We have our convictions. You have yours. If you want to stress to your kids, “Some children believe that Santa ISN’T real”, then by all means, go ahead. Let the kids hash it out amongst themselves, and at the end of the night we can go back to our homes and have the conversations we need to have with our own kids to reinforce whatever we’re teaching them.
Every year I see more than a handful of posts on social media from parents who l i t e r a l l y make "threats" against adults and children who might dare ruin Christmas for their kids by revealing the truth about Santa. And I'll be honest, it makes me frustrated, because the moment my children (whose brains aren't fully developed, because, you know, they're children) let slip three little words, we will become a bunch of holiday villains and no good grinches. And having my family name be the topic of slander isn't really my cup of tea, thanks. It is not fair nor realistic to expect my children to keep your secret, so can we all just enjoy the holiday the way we each see fit without all of the pettiness?
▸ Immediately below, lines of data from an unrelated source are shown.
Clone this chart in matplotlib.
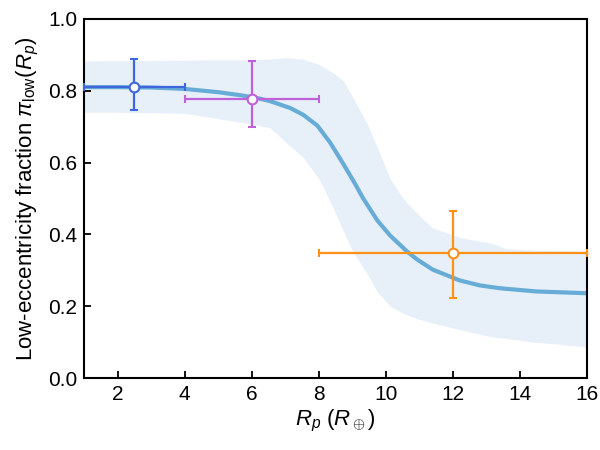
import matplotlib
matplotlib.use("Agg")
import matplotlib.pyplot as plt
import numpy as np

plt.rcParams["font.family"] = ["Liberation Sans", "DejaVu Sans"]
plt.rcParams["mathtext.fontset"] = "custom"
plt.rcParams["mathtext.rm"] = "Liberation Sans"
plt.rcParams["mathtext.it"] = "Liberation Sans:italic"

# posterior median curve
curve_x = [1, 2, 3, 4, 5, 5.7, 6.2, 6.55, 7.15, 7.54, 7.96, 8.34, 8.73, 9.03, 9.33,
           9.75, 10.13, 10.64, 10.94, 11.4, 12.2, 12.8, 13.4, 14.5, 16]
curve_y = [0.810, 0.810, 0.809, 0.805, 0.796, 0.787, 0.779, 0.771, 0.752, 0.733, 0.703, 0.656,
           0.597, 0.550, 0.500, 0.439, 0.397, 0.352, 0.330, 0.302, 0.272, 0.258, 0.250, 0.241, 0.236]

# credible band
band_x = [1, 2, 3, 4, 4.8, 5.7, 6.55, 7.06, 7.54, 8.04, 8.43, 8.73, 9.03, 9.45, 9.75, 10.13,
          10.52, 10.94, 11.4, 12.2, 13.2, 13.6, 14.4, 15.2, 16]
band_hi = [0.883, 0.884, 0.884, 0.885, 0.886, 0.886, 0.888, 0.892, 0.888, 0.872, 0.850, 0.828,
           0.780, 0.708, 0.642, 0.555, 0.500, 0.458, 0.418, 0.392, 0.374, 0.360, 0.356, 0.355, 0.354]
band_lo = [0.740, 0.740, 0.739, 0.737, 0.725, 0.712, 0.697, 0.653, 0.614, 0.550, 0.475, 0.410,
           0.350, 0.290, 0.240, 0.200, 0.180, 0.165, 0.153, 0.135, 0.114, 0.110, 0.100, 0.094, 0.086]

# binned estimates
pt_x = [2.5, 6, 12]
pt_y = [0.810, 0.777, 0.347]
pt_ylo = [0.745, 0.700, 0.222]
pt_yhi = [0.887, 0.882, 0.465]
pt_xlo = [1, 4, 8]
pt_xhi = [4, 8, 16]
pt_colors = ["#3f66dc", "#c061d9", "#ff9119"]

fig = plt.figure(figsize=(6, 4.5), dpi=100)
ax = fig.add_axes([0.14, 0.16, 0.838, 0.798])

ax.fill_between(band_x, band_lo, band_hi, color="#e7f0f8", lw=0)
ax.plot(curve_x, curve_y, color="#67acd6", lw=3, solid_capstyle="butt", zorder=2)

for i in range(len(pt_x)):
    yerr = [[pt_y[i] - pt_ylo[i]], [pt_yhi[i] - pt_y[i]]]
    xerr = [[pt_x[i] - pt_xlo[i]], [pt_xhi[i] - pt_x[i]]]
    ax.errorbar(pt_x[i], pt_y[i], yerr=yerr, xerr=xerr, fmt="o", color=pt_colors[i],
                mfc="white", mec=pt_colors[i], mew=1.5, ms=7, lw=1.6,
                capsize=3, capthick=1.6, zorder=3, clip_on=False)

ax.set_xlim(1, 16)
ax.set_ylim(0, 1.0)
ax.set_xticks([2, 4, 6, 8, 10, 12, 14, 16])
ax.set_yticks([0.0, 0.2, 0.4, 0.6, 0.8, 1.0])
ax.tick_params(direction="in", length=5, width=1.3, labelsize=15, pad=5)
for s in ax.spines.values():
    s.set_linewidth(1.5)
ax.set_xlabel(r"$R_p$ ($R_\oplus$)", fontsize=16, labelpad=3)
ax.set_ylabel(r"Low-eccentricity fraction $\pi_{\rm low}(R_p)$", fontsize=16, labelpad=5)

fig.savefig("out.png", dpi=100)
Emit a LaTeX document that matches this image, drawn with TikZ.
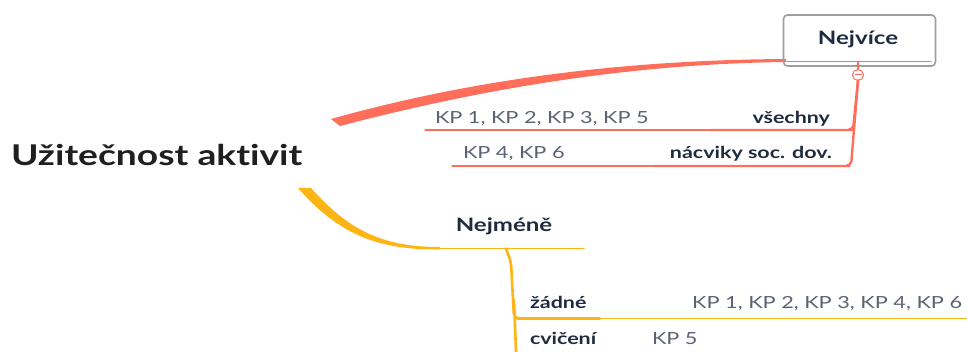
\documentclass[tikz,border=0pt]{standalone}
\usepackage{fontspec}
\setmainfont{Lato}[FakeStretch=1.3, Ligatures={NoCommon}]
\begin{document}
\begin{tikzpicture}[x=1pt,y=-1pt,
  every node/.style={inner sep=0pt, outer sep=0pt},
  topic/.style={font=\fontsize{18.5}{21}\selectfont\bfseries, text=navy},
  keyword/.style={font=\fontsize{16.5}{19}\selectfont\bfseries, text=navy},
  value/.style={font=\fontsize{16.7}{19}\selectfont, text=slate},
  redline/.style={draw=coral, line width=1.3pt, line cap=round},
  redthick/.style={draw=coral, line width=2.4pt, line cap=round},
  yelline/.style={draw=amber, line width=1.3pt, line cap=round},
  yelthick/.style={draw=amber, line width=2.6pt, line cap=round}]
\definecolor{coral}{HTML}{FF6E5A}
\definecolor{amber}{HTML}{FDB515}
\definecolor{navy}{HTML}{1E2B3F}
\definecolor{slate}{HTML}{5A6272}
\useasboundingbox (0,0) rectangle (967,352);

% central topic
\node[anchor=base west, font=\fontsize{28.6}{31}\selectfont\bfseries, text=black!88] (root) at (11,166) {Užitečnost aktivit};

% tapered red branch towards "Nejvíce"
\fill[coral] (331,119) .. controls (470,80) and (620,60) .. (786,59)
  -- (786,62) .. controls (620,64) and (470,92) .. (340,126) -- cycle;

% "Nejvíce" box
\node[draw=gray!75, line width=1.6pt, rounded corners=4pt, minimum width=152pt, minimum height=51pt] (most) at (859.5,40.5) {};
\node[topic, anchor=base] (mosttxt) at (858,45) {Nejvíce};
\draw[redline] (787,61.5) -- (931,61.5);

% collapse marker
\node[circle, draw=coral, line width=1pt, minimum size=11pt, fill=white] (fold) at (858,75) {};
\draw[redthick] (858,62) -- (fold.north);
\draw[draw=coral, line width=1pt] ([xshift=-3.5pt]fold.center) -- ([xshift=3.5pt]fold.center);

% red sub-branches
\coordinate (r1) at (848,130);
\coordinate (r2) at (845,166);
\draw[redthick, rounded corners=5pt] (fold.south) -- (853,130) -- (r1) -- (710,130);
\draw[redthick, rounded corners=5pt] (fold.south) -- (851,166) -- (r2) -- (655,166);
\draw[redline] (710,130) -- (425,130);
\draw[redline] (655,166) -- (452,166);

\node[keyword, anchor=base east] (all) at (830,123.5) {všechny};
\node[value, anchor=base west] (allkp) at (435,123.5) {KP 1, KP 2, KP 3, KP 5};
\node[keyword, anchor=base east] (soc) at (832,158.5) {nácviky soc. dov.};
\node[value, anchor=base west] (sockp) at (463,158.5) {KP 4, KP 6};

% tapered yellow branch towards "Nejméně"
\fill[amber] (298,188) .. controls (340,236) and (380,250) .. (440,249.5)
  -- (440,247) .. controls (385,247) and (350,232) .. (311,188) -- cycle;
\draw[yelline] (438,248.2) -- (584,248.2);
\node[topic, anchor=base] (least) at (504,232) {Nejméně};

% yellow sub-branches
\coordinate (y1) at (522,318.5);
\draw[yelthick, rounded corners=5pt] (506,248.5) -- (511,262) -- (514,318.5) -- (y1) -- (600,318.5);
\draw[yelthick] (514,300) -- (516,352);
\draw[yelline] (600,318.5) -- (967,318.5);

\node[keyword, anchor=base west] (none) at (530,309) {žádné};
\node[value, anchor=base east] (nonekp) at (962,309) {KP 1, KP 2, KP 3, KP 4, KP 6};
\node[keyword, anchor=base west] (drill) at (530,345) {cvičení};
\node[value, anchor=base west] (drillkp) at (652,345) {KP 5};
\end{tikzpicture}
\end{document}
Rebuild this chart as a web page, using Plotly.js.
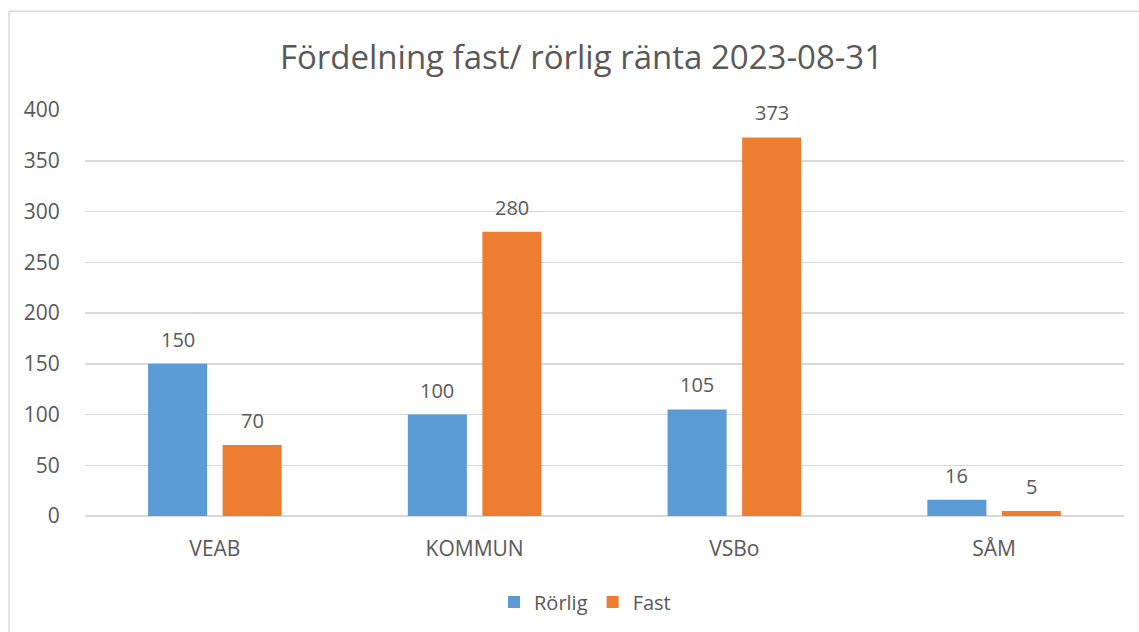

I promise we're not going to give you disapproving looks if you tell us that Santa is a staple in your household. You do you, and I genuniely hope your family has the best time with it. But, please know that if our kids ever let it slip that Santa is pretend, it won't be because they're trying to ruin the holiday for your kids. They're just kids themselves. They're not being jerks or being disrespectful, as I've seen written about other children on social media.
So, yes, we tell our kids that Santa is pretend, just like their favorite TV characters. We won't apologize, and it's not ruining the holiday for them, I promise. They have a holly-jolly time with their Jesse Tree ornaments and seeing what Mary and Joseph are up to each day as they make their way to "Bethlehem". They even "play Santa" for one another when they put gifts under the tree. Their fun during the holiday season isn't dependent on a man in a red suit, and that's ok.
What's not ok is making children (or their parents) feel guilty for "ruining the magic". And while we try to be considerate of others' traditions, it is not my responsibility to uphold your family's ideal of a "magical Christmas".